» Provided data

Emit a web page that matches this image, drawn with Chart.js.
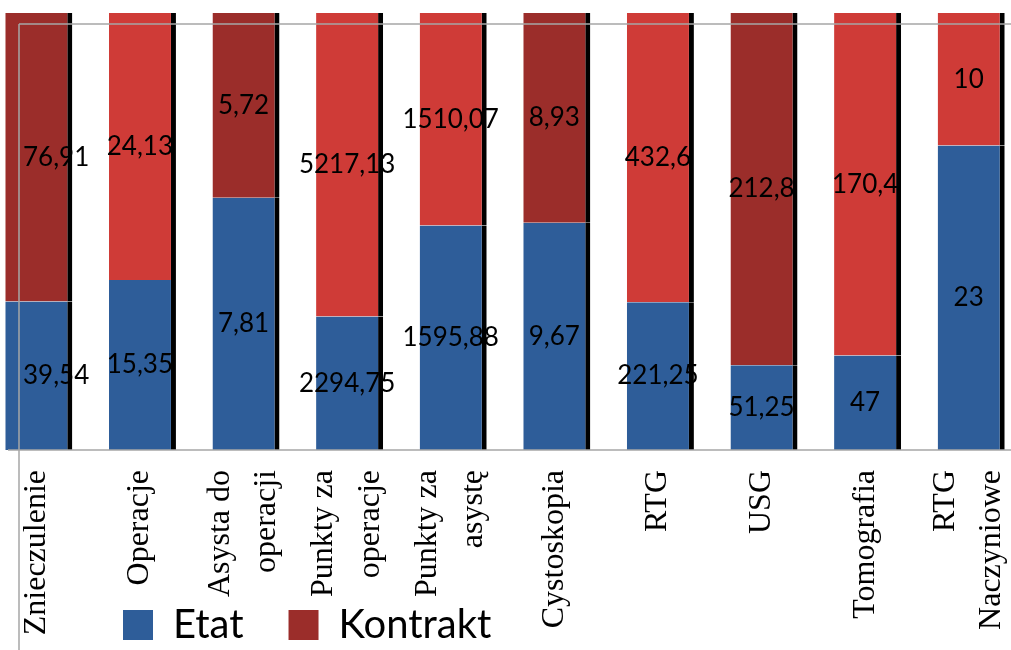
<!DOCTYPE html>
<html>
<head>
<meta charset="utf-8">
<script src="https://cdn.jsdelivr.net/npm/chart.js@4.4.0/dist/chart.umd.min.js"></script>
<style>
  html, body { margin: 0; padding: 0; background: #fff; overflow: hidden; }
  #wrap { position: absolute; left: -13px; top: 0; width: 1036px; height: 650px; }
</style>
</head>
<body>
<div id="wrap"><canvas id="wykres"></canvas></div>
<script>
// Dane
const kategorie = [
    "Znieczulenie",
    "Operacje",
    ["Asysta do", "operacji"],
    ["Punkty za", "operacje"],
    ["Punkty za", "asystę"],
    "Cystoskopia",
    "RTG",
    "USG",
    "Tomografia",
    ["RTG", "Naczyniowe"]
];
const etat = [39.54, 15.35, 7.81, 2294.75, 1595.88, 9.67, 221.25, 51.25, 47, 23];
const kontrakt = [76.91, 24.13, 5.72, 5217.13, 1510.07, 8.93, 432.6, 212.8, 170.4, 10];

// Kolory
const kolorEtat = "#2E5D99";
const ciemny = "#9B2D2A";
const jasny = "#CF3B37";
const koloryKontrakt = [ciemny, jasny, ciemny, jasny, jasny, ciemny, jasny, ciemny, jasny, jasny];
const koloryLegendy = [kolorEtat, ciemny];

// Udział procentowy (wykres 100%)
const sumy = etat.map((v, i) => v + kontrakt[i]);
const etatProc = etat.map((v, i) => v / sumy[i] * 100);
const kontraktProc = kontrakt.map((v, i) => v / sumy[i] * 100);

const xOsi = 32; // pionowa linia osi (w układzie płótna)

// Linie osi i etykiety wartości
const ramka = {
    id: "ramka",
    afterDatasetsDraw(chart) {
        const ctx = chart.ctx;
        const a = chart.chartArea;
        const gora = chart.scales.y.getPixelForValue(97.5);
        ctx.save();
        ctx.strokeStyle = "#a6a6a6";
        ctx.lineWidth = 1.5;
        ctx.beginPath();
        ctx.moveTo(xOsi, gora);
        ctx.lineTo(chart.width, gora);
        ctx.moveTo(21, a.bottom);
        ctx.lineTo(chart.width, a.bottom);
        ctx.moveTo(xOsi, gora);
        ctx.lineTo(xOsi, chart.height);
        ctx.stroke();

        ctx.font = "26px Lato";
        ctx.fillStyle = "#000";
        ctx.textAlign = "center";
        ctx.textBaseline = "middle";
        chart.data.datasets.forEach((ds, di) => {
            chart.getDatasetMeta(di).data.forEach((bar, i) => {
                const tekst = String(ds.wartosci[i]).replace(".", ",");
                const w = ctx.measureText(tekst).width;
                const x = Math.max(bar.x - 2.5, xOsi + 4 + w / 2);
                ctx.fillText(tekst, x, (bar.y + bar.base) / 2);
            });
        });
        ctx.restore();
    }
};

// Legenda pod etykietami osi, etykiety dwuwierszowe wyśrodkowane
const uklad = {
    id: "uklad",
    afterLayout(chart) {
        const l = chart.legend;
        const p = l.options.labels.padding;
        const dx = 136 - (l.left + p);
        const h = l.height;
        l.left += dx;
        l.right += dx;
        l.top = 605 - p;
        l.bottom = l.top + h;

        const x = chart.scales.x;
        const lh = x.options.ticks.font.size * x.options.ticks.font.lineHeight;
        x.getLabelItems(chart.chartArea).forEach(it => {
            if (Array.isArray(it.label) && !it.przesuniete) {
                it.textOffset -= lh * (it.label.length - 1) / 2;
                it.przesuniete = true;
            }
        });
    }
};

function initWykres() {
    const ctx = document.getElementById("wykres").getContext("2d");
    new Chart(ctx, {
        type: "bar",
        data: {
            labels: kategorie,
            datasets: [
                {
                    label: "Etat",
                    data: etatProc,
                    wartosci: etat,
                    backgroundColor: kolorEtat
                },
                {
                    label: "Kontrakt",
                    data: kontraktProc,
                    wartosci: kontrakt,
                    backgroundColor: koloryKontrakt
                }
            ]
        },
        options: {
            responsive: true,
            maintainAspectRatio: false,
            animation: false,
            layout: { padding: { top: 13 } },
            datasets: {
                bar: {
                    barPercentage: 0.647,
                    categoryPercentage: 1,
                    borderColor: "#000",
                    borderWidth: { top: 0, right: 5, bottom: 0, left: 0 },
                    borderSkipped: false
                }
            },
            scales: {
                x: {
                    stacked: true,
                    grid: { display: false, drawTicks: false },
                    border: { display: false },
                    ticks: {
                        autoSkip: false,
                        minRotation: 90,
                        maxRotation: 90,
                        padding: 20,
                        labelOffset: -2.5,
                        color: "#000",
                        font: { family: "'Liberation Serif', 'Times New Roman', serif", size: 32, lineHeight: 1.45 }
                    },
                    afterFit(s) {
                        s.height = s.chart.height - 450 - s.chart.legend.height;
                        s.paddingLeft = 0;
                        s.paddingRight = 0;
                        // etykiety mogą wchodzić pod legendę, jak w oryginale
                        s._computeLabelArea = () => null;
                    }
                },
                y: {
                    stacked: true,
                    display: false,
                    min: 0,
                    max: 100
                }
            },
            plugins: {
                tooltip: { enabled: false },
                legend: {
                    position: "bottom",
                    align: "start",
                    labels: {
                        boxWidth: 30,
                        boxHeight: 30,
                        padding: 45,
                        color: "#000",
                        font: { family: "Lato", size: 40 },
                        generateLabels(chart) {
                            const items = Chart.defaults.plugins.legend.labels.generateLabels(chart);
                            items.forEach((it, i) => {
                                it.fillStyle = koloryLegendy[i];
                                it.strokeStyle = "transparent";
                                it.lineWidth = 0;
                            });
                            return items;
                        }
                    }
                }
            }
        },
        plugins: [ramka, uklad]
    });
}

document.addEventListener("DOMContentLoaded", initWykres);
</script>
</body>
</html>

» Task to complete
Without the pictures, transcribe the listing above exactly.

» Reply to the exercise
Emit a web page that matches this image, drawn with Chart.js.
<!DOCTYPE html>
<html>
<head>
<meta charset="utf-8">
<script src="https://cdn.jsdelivr.net/npm/chart.js@4.4.0/dist/chart.umd.min.js"></script>
<style>
  html, body { margin: 0; padding: 0; background: #fff; overflow: hidden; }
  #wrap { position: absolute; left: -13px; top: 0; width: 1036px; height: 650px; }
</style>
</head>
<body>
<div id="wrap"><canvas id="wykres"></canvas></div>
<script>
// Dane
const kategorie = [
    "Znieczulenie",
    "Operacje",
    ["Asysta do", "operacji"],
    ["Punkty za", "operacje"],
    ["Punkty za", "asystę"],
    "Cystoskopia",
    "RTG",
    "USG",
    "Tomografia",
    ["RTG", "Naczyniowe"]
];
const etat = [39.54, 15.35, 7.81, 2294.75, 1595.88, 9.67, 221.25, 51.25, 47, 23];
const kontrakt = [76.91, 24.13, 5.72, 5217.13, 1510.07, 8.93, 432.6, 212.8, 170.4, 10];

// Kolory
const kolorEtat = "#2E5D99";
const ciemny = "#9B2D2A";
const jasny = "#CF3B37";
const koloryKontrakt = [ciemny, jasny, ciemny, jasny, jasny, ciemny, jasny, ciemny, jasny, jasny];
const koloryLegendy = [kolorEtat, ciemny];

// Udział procentowy (wykres 100%)
const sumy = etat.map((v, i) => v + kontrakt[i]);
const etatProc = etat.map((v, i) => v / sumy[i] * 100);
const kontraktProc = kontrakt.map((v, i) => v / sumy[i] * 100);

const xOsi = 32; // pionowa linia osi (w układzie płótna)

// Linie osi i etykiety wartości
const ramka = {
    id: "ramka",
    afterDatasetsDraw(chart) {
        const ctx = chart.ctx;
        const a = chart.chartArea;
        const gora = chart.scales.y.getPixelForValue(97.5);
        ctx.save();
        ctx.strokeStyle = "#a6a6a6";
        ctx.lineWidth = 1.5;
        ctx.beginPath();
        ctx.moveTo(xOsi, gora);
        ctx.lineTo(chart.width, gora);
        ctx.moveTo(21, a.bottom);
        ctx.lineTo(chart.width, a.bottom);
        ctx.moveTo(xOsi, gora);
        ctx.lineTo(xOsi, chart.height);
        ctx.stroke();

        ctx.font = "26px Lato";
        ctx.fillStyle = "#000";
        ctx.textAlign = "center";
        ctx.textBaseline = "middle";
        chart.data.datasets.forEach((ds, di) => {
            chart.getDatasetMeta(di).data.forEach((bar, i) => {
                const tekst = String(ds.wartosci[i]).replace(".", ",");
                const w = ctx.measureText(tekst).width;
                const x = Math.max(bar.x - 2.5, xOsi + 4 + w / 2);
                ctx.fillText(tekst, x, (bar.y + bar.base) / 2);
            });
        });
        ctx.restore();
    }
};

// Legenda pod etykietami osi, etykiety dwuwierszowe wyśrodkowane
const uklad = {
    id: "uklad",
    afterLayout(chart) {
        const l = chart.legend;
        const p = l.options.labels.padding;
        const dx = 136 - (l.left + p);
        const h = l.height;
        l.left += dx;
        l.right += dx;
        l.top = 605 - p;
        l.bottom = l.top + h;

        const x = chart.scales.x;
        const lh = x.options.ticks.font.size * x.options.ticks.font.lineHeight;
        x.getLabelItems(chart.chartArea).forEach(it => {
            if (Array.isArray(it.label) && !it.przesuniete) {
                it.textOffset -= lh * (it.label.length - 1) / 2;
                it.przesuniete = true;
            }
        });
    }
};

function initWykres() {
    const ctx = document.getElementById("wykres").getContext("2d");
    new Chart(ctx, {
        type: "bar",
        data: {
            labels: kategorie,
            datasets: [
                {
                    label: "Etat",
                    data: etatProc,
                    wartosci: etat,
                    backgroundColor: kolorEtat
                },
                {
                    label: "Kontrakt",
                    data: kontraktProc,
                    wartosci: kontrakt,
                    backgroundColor: koloryKontrakt
                }
            ]
        },
        options: {
            responsive: true,
            maintainAspectRatio: false,
            animation: false,
            layout: { padding: { top: 13 } },
            datasets: {
                bar: {
                    barPercentage: 0.647,
                    categoryPercentage: 1,
                    borderColor: "#000",
                    borderWidth: { top: 0, right: 5, bottom: 0, left: 0 },
                    borderSkipped: false
                }
            },
            scales: {
                x: {
                    stacked: true,
                    grid: { display: false, drawTicks: false },
                    border: { display: false },
                    ticks: {
                        autoSkip: false,
                        minRotation: 90,
                        maxRotation: 90,
                        padding: 20,
                        labelOffset: -2.5,
                        color: "#000",
                        font: { family: "'Liberation Serif', 'Times New Roman', serif", size: 32, lineHeight: 1.45 }
                    },
                    afterFit(s) {
                        s.height = s.chart.height - 450 - s.chart.legend.height;
                        s.paddingLeft = 0;
                        s.paddingRight = 0;
                        // etykiety mogą wchodzić pod legendę, jak w oryginale
                        s._computeLabelArea = () => null;
                    }
                },
                y: {
                    stacked: true,
                    display: false,
                    min: 0,
                    max: 100
                }
            },
            plugins: {
                tooltip: { enabled: false },
                legend: {
                    position: "bottom",
                    align: "start",
                    labels: {
                        boxWidth: 30,
                        boxHeight: 30,
                        padding: 45,
                        color: "#000",
                        font: { family: "Lato", size: 40 },
                        generateLabels(chart) {
                            const items = Chart.defaults.plugins.legend.labels.generateLabels(chart);
                            items.forEach((it, i) => {
                                it.fillStyle = koloryLegendy[i];
                                it.strokeStyle = "transparent";
                                it.lineWidth = 0;
                            });
                            return items;
                        }
                    }
                }
            }
        },
        plugins: [ramka, uklad]
    });
}

document.addEventListener("DOMContentLoaded", initWykres);
</script>
</body>
</html>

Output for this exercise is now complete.